**TASK PROMPT**
In the material below, find every line with "that" and pull it out.

(Records with drawing code)
◆ ◆ ◆ ◆ ◆
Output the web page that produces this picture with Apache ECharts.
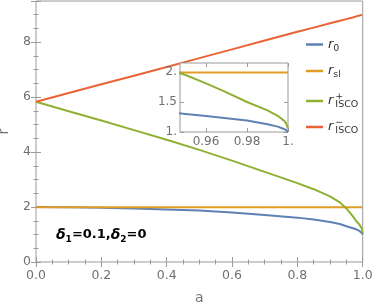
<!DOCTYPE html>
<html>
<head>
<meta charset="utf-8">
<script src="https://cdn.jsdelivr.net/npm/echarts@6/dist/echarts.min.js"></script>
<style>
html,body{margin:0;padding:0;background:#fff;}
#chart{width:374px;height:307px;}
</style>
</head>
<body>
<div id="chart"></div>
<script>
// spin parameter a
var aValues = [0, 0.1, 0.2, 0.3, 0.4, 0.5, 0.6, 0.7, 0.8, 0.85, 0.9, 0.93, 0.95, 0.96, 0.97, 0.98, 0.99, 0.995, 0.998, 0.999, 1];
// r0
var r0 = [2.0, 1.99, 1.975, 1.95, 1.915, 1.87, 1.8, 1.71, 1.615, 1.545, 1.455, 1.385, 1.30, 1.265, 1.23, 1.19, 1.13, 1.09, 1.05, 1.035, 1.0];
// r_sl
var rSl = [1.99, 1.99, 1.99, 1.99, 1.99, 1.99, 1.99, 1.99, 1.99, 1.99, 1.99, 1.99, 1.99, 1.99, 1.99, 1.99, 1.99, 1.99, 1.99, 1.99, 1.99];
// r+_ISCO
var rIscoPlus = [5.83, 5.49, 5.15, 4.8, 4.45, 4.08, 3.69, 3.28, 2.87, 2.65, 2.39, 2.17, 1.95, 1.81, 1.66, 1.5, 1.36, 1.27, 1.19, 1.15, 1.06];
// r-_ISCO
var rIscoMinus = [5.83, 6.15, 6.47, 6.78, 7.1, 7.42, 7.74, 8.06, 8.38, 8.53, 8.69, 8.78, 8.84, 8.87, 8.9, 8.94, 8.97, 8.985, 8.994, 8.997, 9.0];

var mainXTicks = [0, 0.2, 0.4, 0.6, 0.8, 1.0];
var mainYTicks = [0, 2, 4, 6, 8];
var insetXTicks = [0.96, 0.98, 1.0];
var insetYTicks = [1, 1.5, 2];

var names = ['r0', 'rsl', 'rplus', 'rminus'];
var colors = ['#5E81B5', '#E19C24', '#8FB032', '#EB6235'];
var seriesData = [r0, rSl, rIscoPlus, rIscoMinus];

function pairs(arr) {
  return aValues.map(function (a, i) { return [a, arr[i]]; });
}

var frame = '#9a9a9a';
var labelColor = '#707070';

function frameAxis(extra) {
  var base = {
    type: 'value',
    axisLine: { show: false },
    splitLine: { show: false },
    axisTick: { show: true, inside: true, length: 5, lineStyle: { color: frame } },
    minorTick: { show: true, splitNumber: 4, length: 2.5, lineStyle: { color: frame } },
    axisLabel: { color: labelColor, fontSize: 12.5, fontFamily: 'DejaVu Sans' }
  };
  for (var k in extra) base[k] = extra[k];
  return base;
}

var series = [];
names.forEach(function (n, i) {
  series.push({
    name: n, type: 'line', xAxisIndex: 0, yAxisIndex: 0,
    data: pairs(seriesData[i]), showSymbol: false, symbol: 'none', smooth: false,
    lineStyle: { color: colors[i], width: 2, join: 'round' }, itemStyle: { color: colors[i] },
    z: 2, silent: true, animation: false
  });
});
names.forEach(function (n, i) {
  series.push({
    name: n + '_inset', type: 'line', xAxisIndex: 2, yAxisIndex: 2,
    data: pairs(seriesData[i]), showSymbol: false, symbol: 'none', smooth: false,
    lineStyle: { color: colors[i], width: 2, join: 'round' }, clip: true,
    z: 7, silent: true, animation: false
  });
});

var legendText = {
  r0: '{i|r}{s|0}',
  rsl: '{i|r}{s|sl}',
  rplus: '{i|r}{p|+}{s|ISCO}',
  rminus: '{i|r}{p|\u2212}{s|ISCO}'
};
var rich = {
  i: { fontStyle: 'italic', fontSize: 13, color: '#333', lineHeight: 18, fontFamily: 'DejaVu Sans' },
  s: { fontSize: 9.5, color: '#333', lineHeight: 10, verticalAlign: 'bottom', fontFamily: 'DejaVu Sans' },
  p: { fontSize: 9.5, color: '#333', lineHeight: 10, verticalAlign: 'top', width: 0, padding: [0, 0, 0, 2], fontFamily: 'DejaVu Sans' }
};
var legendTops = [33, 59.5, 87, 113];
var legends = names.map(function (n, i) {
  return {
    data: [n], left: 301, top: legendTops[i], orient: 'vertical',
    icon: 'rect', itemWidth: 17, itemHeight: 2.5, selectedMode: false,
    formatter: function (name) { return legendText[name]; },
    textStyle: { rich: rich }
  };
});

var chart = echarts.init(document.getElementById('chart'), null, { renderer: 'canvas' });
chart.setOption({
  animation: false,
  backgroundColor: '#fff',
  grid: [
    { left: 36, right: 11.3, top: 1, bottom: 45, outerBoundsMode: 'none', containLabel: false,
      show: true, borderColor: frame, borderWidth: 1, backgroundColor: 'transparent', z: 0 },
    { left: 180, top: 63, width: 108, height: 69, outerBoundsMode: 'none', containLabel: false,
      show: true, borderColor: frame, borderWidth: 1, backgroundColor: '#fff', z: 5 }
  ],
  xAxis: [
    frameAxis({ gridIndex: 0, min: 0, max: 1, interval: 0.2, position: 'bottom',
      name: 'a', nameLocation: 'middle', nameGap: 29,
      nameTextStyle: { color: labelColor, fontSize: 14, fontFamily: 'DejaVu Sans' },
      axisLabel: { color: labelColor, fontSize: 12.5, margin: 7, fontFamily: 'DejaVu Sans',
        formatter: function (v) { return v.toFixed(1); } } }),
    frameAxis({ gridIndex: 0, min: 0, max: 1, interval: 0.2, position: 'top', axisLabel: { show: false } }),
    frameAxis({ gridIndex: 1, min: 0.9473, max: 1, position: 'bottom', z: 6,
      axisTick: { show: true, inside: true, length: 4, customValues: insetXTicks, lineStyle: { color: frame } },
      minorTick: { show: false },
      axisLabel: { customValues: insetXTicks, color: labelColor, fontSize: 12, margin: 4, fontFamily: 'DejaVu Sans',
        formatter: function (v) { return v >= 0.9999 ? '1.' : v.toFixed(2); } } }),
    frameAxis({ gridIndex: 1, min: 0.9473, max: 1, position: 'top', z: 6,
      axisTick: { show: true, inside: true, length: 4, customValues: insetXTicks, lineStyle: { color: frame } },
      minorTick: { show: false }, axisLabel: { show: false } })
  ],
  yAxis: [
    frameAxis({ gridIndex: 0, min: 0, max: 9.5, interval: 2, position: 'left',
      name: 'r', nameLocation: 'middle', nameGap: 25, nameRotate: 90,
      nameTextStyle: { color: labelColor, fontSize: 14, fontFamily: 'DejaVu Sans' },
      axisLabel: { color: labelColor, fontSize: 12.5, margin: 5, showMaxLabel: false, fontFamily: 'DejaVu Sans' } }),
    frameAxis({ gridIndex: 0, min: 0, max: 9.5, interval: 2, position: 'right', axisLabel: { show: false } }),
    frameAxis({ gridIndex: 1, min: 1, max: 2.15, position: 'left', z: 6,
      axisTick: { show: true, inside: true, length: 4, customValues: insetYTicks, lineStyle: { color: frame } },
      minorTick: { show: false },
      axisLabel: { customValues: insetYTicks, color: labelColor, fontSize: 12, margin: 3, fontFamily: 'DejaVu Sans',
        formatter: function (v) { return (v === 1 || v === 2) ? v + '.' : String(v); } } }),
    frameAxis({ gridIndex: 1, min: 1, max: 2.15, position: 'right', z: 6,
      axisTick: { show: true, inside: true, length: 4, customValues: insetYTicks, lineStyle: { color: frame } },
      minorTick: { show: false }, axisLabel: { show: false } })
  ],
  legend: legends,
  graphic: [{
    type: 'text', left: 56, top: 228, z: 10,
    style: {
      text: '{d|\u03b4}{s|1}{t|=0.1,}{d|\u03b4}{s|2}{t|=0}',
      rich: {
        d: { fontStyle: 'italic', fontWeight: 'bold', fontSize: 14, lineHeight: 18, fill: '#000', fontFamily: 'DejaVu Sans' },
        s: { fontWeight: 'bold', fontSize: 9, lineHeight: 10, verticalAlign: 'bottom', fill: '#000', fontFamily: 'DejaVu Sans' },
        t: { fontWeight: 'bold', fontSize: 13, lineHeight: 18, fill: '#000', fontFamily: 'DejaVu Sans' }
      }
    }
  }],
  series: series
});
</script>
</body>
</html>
◆ ◆ ◆ ◆ ◆
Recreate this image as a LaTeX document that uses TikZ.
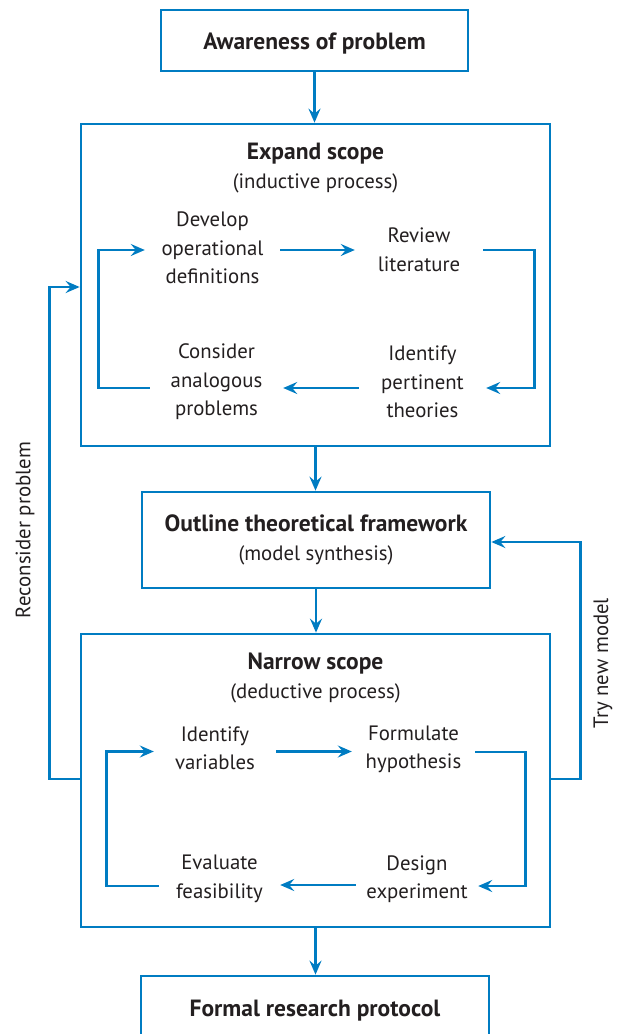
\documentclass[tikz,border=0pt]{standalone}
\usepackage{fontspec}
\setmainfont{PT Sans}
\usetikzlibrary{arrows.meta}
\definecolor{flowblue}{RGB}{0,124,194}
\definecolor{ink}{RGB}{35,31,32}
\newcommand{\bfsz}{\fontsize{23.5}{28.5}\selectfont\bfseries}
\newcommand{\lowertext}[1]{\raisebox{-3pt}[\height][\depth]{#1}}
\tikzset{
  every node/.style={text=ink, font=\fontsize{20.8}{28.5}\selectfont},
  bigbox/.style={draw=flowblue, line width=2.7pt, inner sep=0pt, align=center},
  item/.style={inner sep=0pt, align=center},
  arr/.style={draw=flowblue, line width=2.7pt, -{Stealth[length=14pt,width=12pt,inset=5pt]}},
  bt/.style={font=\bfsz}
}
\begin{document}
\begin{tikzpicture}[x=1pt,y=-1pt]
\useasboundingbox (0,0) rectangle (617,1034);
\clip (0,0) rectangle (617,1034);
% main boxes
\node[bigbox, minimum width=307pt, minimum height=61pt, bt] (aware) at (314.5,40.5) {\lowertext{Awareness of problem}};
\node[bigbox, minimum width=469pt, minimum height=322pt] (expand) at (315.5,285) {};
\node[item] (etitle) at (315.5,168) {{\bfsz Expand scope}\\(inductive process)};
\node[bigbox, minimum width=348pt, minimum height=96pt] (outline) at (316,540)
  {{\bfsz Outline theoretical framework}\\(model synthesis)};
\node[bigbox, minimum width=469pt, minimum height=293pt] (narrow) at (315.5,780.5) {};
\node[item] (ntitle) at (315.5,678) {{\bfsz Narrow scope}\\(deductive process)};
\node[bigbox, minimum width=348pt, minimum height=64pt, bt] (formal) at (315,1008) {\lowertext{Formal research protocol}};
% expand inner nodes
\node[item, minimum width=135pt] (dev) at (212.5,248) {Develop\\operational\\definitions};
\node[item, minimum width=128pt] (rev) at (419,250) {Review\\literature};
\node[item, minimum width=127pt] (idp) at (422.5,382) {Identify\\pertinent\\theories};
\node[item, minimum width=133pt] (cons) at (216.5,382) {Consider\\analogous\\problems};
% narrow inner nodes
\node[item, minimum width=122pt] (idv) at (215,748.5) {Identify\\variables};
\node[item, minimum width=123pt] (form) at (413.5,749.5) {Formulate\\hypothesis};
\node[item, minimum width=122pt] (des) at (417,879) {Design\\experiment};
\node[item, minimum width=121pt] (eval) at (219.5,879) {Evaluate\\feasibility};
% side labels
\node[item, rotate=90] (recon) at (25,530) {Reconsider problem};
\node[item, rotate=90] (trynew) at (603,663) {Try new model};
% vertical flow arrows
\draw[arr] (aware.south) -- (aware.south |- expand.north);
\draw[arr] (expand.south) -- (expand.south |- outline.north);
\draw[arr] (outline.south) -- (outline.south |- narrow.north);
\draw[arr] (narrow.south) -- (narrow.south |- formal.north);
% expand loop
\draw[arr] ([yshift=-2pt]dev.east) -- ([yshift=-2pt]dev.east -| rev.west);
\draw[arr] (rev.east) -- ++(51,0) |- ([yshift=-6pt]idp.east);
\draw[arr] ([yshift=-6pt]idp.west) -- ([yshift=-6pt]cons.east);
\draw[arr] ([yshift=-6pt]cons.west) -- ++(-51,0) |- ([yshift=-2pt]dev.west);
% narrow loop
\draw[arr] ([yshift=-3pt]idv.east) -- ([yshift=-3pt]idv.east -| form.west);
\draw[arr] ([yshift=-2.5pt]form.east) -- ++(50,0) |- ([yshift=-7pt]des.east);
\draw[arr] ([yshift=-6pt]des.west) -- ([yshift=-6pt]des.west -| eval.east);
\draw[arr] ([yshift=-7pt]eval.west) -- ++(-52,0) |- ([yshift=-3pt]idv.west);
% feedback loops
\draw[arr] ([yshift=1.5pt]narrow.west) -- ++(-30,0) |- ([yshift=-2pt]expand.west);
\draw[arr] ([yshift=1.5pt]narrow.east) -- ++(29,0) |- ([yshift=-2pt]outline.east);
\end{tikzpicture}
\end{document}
◆ ◆ ◆ ◆ ◆
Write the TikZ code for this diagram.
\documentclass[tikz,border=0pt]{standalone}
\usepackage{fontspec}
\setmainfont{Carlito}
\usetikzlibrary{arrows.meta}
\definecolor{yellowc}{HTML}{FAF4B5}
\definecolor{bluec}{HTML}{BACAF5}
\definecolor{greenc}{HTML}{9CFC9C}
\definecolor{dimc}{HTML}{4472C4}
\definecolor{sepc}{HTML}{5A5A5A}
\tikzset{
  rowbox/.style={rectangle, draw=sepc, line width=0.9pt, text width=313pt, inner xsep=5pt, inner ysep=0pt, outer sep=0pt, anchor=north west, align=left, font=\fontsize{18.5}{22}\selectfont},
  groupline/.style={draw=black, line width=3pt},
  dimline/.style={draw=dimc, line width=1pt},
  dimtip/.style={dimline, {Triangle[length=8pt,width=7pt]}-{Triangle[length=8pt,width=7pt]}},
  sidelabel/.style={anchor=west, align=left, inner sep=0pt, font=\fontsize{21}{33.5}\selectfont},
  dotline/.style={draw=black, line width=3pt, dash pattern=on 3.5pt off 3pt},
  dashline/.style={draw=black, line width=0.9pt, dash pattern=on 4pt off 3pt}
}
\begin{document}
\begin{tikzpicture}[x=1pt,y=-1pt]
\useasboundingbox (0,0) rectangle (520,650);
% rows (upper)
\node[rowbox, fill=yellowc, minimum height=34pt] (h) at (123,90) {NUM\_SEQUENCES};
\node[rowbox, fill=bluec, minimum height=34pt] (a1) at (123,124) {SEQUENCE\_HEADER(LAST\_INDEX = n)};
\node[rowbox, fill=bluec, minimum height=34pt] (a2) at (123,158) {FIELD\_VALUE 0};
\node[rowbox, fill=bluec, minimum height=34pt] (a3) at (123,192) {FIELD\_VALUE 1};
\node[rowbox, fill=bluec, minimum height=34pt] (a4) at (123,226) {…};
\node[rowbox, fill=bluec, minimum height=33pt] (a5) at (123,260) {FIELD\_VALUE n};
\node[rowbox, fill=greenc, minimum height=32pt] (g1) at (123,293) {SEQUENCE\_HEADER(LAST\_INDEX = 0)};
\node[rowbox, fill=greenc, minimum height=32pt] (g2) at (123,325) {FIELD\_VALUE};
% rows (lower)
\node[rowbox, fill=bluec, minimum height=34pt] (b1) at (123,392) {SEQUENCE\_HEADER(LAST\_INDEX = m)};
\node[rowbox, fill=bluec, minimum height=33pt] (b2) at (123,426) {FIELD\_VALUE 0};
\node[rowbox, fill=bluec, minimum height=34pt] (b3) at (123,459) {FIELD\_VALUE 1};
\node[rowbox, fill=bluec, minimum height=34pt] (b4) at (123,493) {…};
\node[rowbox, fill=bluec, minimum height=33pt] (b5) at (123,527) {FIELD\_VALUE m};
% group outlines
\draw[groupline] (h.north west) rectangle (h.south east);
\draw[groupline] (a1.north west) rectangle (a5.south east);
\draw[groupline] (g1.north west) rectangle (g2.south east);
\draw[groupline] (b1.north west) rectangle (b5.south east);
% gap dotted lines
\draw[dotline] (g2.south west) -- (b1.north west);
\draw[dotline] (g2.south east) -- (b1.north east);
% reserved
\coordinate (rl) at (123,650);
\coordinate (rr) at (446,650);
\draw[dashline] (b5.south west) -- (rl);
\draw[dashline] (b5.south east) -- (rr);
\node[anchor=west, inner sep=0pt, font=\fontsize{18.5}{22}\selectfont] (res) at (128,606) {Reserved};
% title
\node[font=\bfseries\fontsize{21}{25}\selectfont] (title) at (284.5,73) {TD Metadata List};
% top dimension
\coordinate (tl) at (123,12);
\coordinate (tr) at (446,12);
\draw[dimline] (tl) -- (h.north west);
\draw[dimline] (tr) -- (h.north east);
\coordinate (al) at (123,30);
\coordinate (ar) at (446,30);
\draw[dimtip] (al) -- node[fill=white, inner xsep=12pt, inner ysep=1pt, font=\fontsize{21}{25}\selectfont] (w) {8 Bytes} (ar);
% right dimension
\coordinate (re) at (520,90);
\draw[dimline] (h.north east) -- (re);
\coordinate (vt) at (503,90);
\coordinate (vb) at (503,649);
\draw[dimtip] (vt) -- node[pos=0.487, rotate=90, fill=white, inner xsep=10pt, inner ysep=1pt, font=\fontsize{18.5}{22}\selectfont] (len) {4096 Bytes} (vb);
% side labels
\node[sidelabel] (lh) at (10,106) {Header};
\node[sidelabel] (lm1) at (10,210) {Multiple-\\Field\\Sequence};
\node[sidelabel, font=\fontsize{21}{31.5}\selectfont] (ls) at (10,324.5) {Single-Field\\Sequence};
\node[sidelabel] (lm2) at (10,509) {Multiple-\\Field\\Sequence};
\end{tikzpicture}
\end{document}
◆ ◆ ◆ ◆ ◆
**RESULT**
Output the web page that produces this picture with Apache ECharts.
Recreate this image as a LaTeX document that uses TikZ.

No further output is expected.